- [Requirements]:
Here is the task for the listing below: output exactly the lines from the one containing "Generate a component" through the one containing "import * as", and leave out the pictures.

- [Data rows]:
<<<<

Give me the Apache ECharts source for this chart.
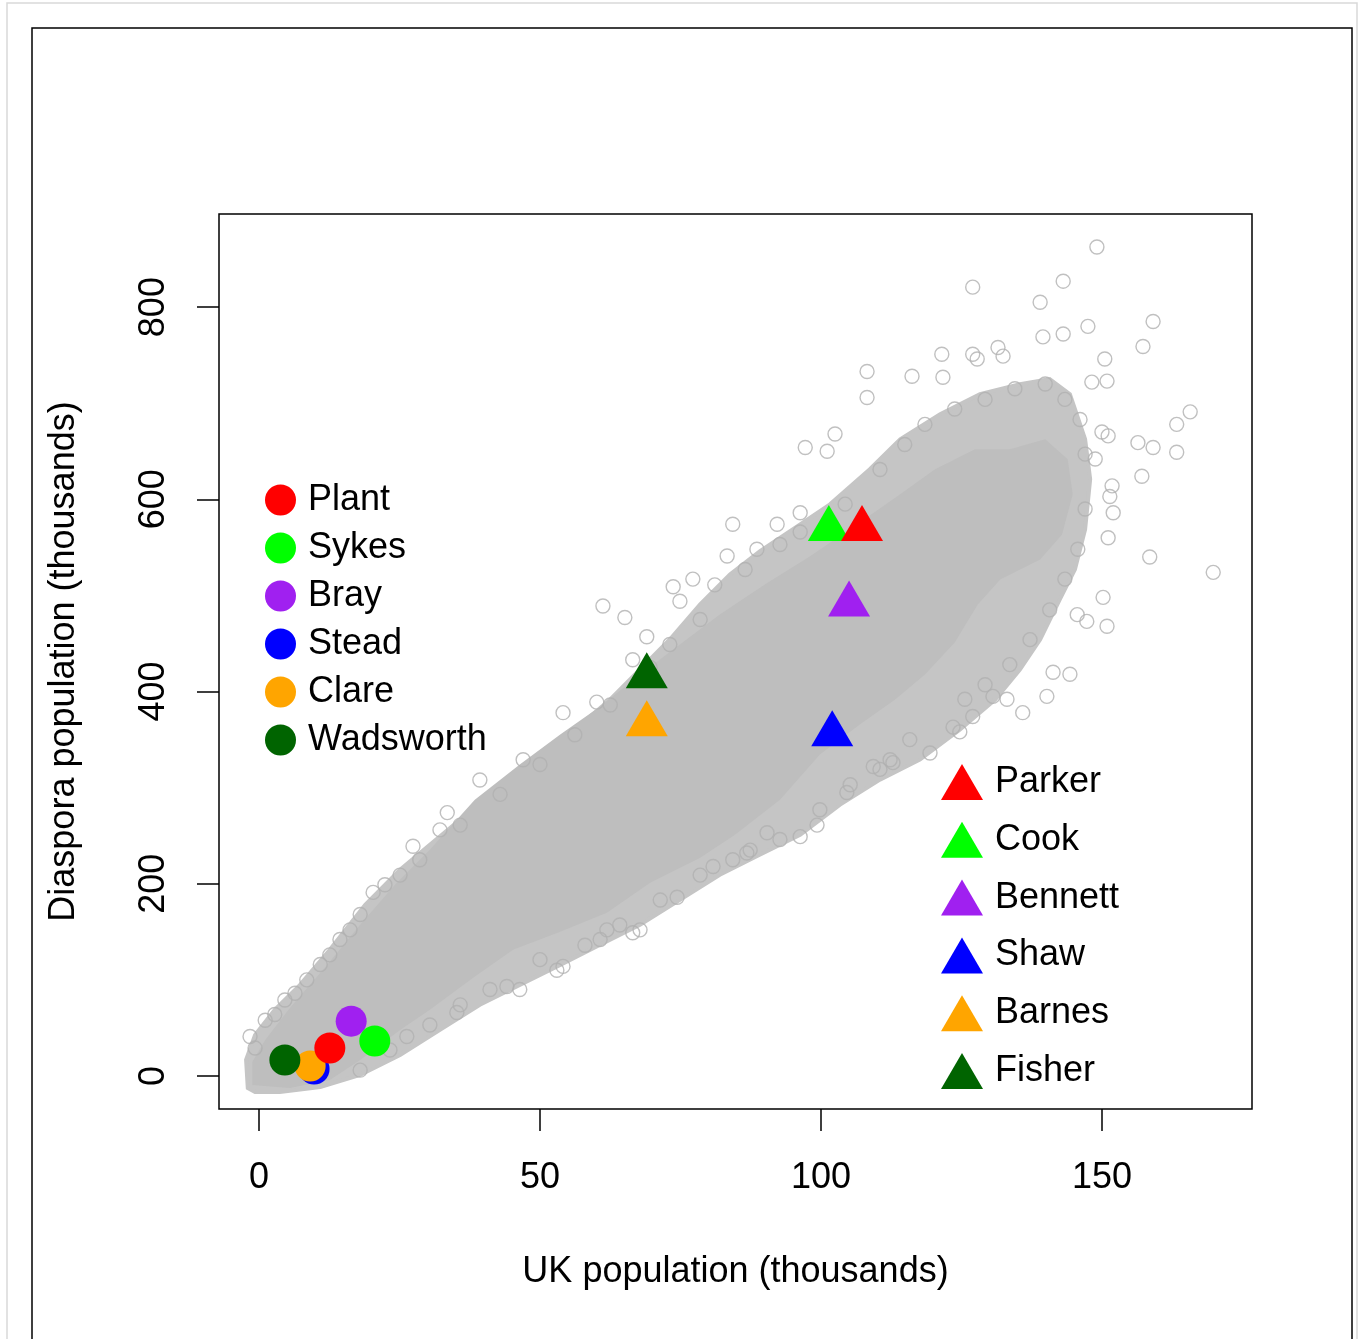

>>>>
<<<<

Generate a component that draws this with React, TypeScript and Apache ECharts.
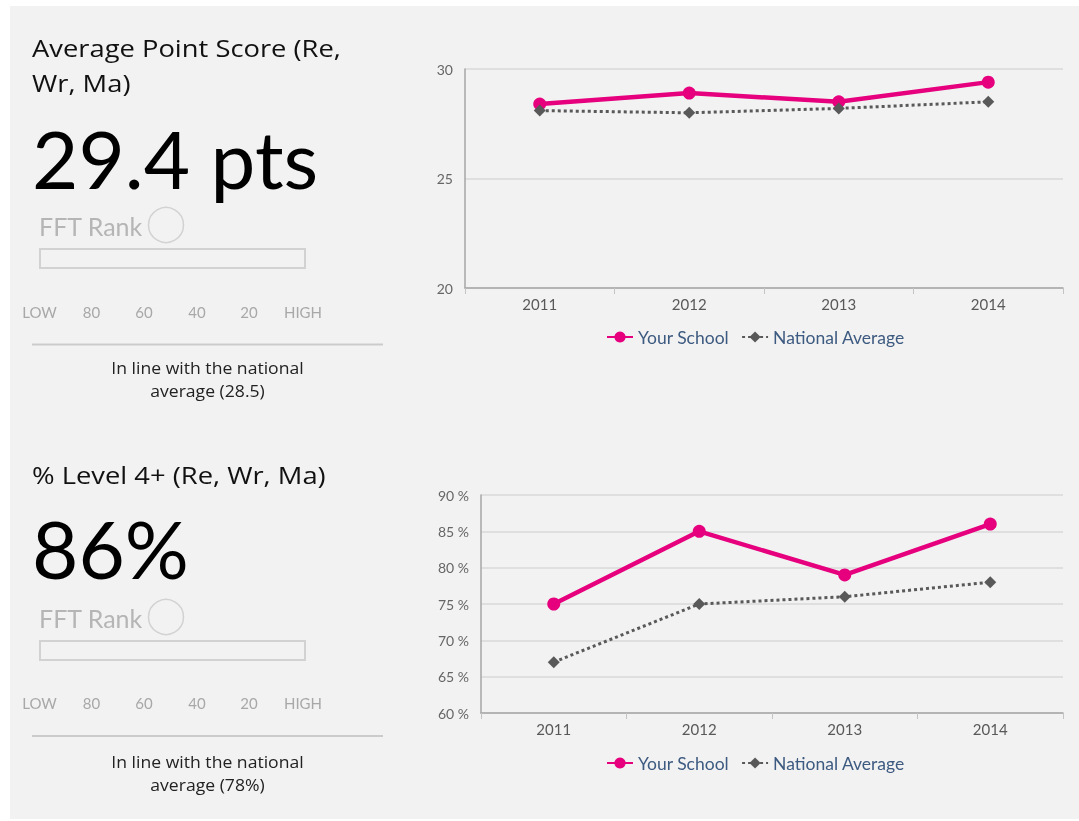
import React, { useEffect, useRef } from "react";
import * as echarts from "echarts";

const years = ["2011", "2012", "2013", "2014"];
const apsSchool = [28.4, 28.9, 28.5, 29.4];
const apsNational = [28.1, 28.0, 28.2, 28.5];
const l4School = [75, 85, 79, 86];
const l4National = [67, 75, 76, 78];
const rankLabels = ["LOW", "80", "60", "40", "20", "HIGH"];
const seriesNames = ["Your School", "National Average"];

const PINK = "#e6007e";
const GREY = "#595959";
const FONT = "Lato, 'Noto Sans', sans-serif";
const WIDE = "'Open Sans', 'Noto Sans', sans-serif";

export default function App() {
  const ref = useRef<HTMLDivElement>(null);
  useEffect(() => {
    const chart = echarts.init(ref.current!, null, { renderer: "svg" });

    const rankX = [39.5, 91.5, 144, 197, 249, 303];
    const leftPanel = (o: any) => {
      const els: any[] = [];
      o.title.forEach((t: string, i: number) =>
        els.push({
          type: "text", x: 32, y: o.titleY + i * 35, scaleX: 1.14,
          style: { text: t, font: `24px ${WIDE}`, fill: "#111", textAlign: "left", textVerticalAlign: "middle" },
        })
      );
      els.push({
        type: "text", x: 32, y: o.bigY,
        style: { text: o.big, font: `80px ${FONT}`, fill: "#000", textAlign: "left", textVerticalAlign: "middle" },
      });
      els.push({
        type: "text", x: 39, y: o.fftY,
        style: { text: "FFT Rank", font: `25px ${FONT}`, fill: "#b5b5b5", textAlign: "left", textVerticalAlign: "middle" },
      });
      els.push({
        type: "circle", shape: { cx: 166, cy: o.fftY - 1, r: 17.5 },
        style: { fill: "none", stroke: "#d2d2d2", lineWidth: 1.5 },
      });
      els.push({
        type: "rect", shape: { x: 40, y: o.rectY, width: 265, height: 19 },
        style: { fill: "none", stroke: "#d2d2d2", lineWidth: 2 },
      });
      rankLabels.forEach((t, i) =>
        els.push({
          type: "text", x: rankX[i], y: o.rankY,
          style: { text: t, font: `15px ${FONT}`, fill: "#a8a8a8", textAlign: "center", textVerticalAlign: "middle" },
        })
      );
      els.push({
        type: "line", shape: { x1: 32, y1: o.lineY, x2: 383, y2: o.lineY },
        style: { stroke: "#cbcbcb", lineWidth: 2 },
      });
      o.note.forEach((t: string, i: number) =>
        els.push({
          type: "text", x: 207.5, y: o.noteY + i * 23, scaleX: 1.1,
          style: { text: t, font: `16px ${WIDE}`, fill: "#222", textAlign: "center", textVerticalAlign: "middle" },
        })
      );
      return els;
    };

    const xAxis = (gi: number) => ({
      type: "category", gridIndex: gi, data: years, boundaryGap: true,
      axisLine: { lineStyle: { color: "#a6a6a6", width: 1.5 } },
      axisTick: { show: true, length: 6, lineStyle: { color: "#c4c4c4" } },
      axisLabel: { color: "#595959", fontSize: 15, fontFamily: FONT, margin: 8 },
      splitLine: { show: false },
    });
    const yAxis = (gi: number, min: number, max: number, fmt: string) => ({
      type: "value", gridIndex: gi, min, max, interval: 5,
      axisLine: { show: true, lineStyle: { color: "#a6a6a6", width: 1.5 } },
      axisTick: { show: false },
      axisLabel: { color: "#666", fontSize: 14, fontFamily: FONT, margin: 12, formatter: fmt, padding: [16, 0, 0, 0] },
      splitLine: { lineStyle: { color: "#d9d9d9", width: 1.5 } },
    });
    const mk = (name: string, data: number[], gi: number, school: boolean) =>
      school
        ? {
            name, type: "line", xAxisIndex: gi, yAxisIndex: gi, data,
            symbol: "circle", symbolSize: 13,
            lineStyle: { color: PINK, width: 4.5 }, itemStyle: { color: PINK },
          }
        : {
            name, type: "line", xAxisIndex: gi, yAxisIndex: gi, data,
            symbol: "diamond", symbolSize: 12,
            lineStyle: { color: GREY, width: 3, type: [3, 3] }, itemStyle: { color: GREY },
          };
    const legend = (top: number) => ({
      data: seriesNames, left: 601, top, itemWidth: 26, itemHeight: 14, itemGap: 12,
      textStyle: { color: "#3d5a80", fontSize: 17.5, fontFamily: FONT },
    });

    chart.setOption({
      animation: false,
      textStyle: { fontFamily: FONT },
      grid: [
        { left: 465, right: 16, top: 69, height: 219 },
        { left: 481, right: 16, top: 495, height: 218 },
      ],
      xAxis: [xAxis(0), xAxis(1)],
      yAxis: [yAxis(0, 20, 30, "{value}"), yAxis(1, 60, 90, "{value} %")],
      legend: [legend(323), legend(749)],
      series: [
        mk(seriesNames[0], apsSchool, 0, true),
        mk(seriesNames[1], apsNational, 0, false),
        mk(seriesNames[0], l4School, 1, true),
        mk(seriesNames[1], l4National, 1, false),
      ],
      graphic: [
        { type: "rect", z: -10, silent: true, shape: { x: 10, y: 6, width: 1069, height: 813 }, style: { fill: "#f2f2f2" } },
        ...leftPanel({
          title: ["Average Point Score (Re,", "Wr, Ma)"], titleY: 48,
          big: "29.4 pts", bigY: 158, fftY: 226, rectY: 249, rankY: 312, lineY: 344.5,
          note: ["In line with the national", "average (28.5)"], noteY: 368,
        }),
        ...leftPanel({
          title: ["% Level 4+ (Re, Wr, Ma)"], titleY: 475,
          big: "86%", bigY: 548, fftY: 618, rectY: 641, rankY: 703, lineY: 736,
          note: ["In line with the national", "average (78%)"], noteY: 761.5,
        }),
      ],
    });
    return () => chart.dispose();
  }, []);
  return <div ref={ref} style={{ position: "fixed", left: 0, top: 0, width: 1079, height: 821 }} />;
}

>>>>

- [The completed task]:
Generate a component that draws this with React, TypeScript and Apache ECharts.
import React, { useEffect, useRef } from "react";
import * as echarts from "echarts";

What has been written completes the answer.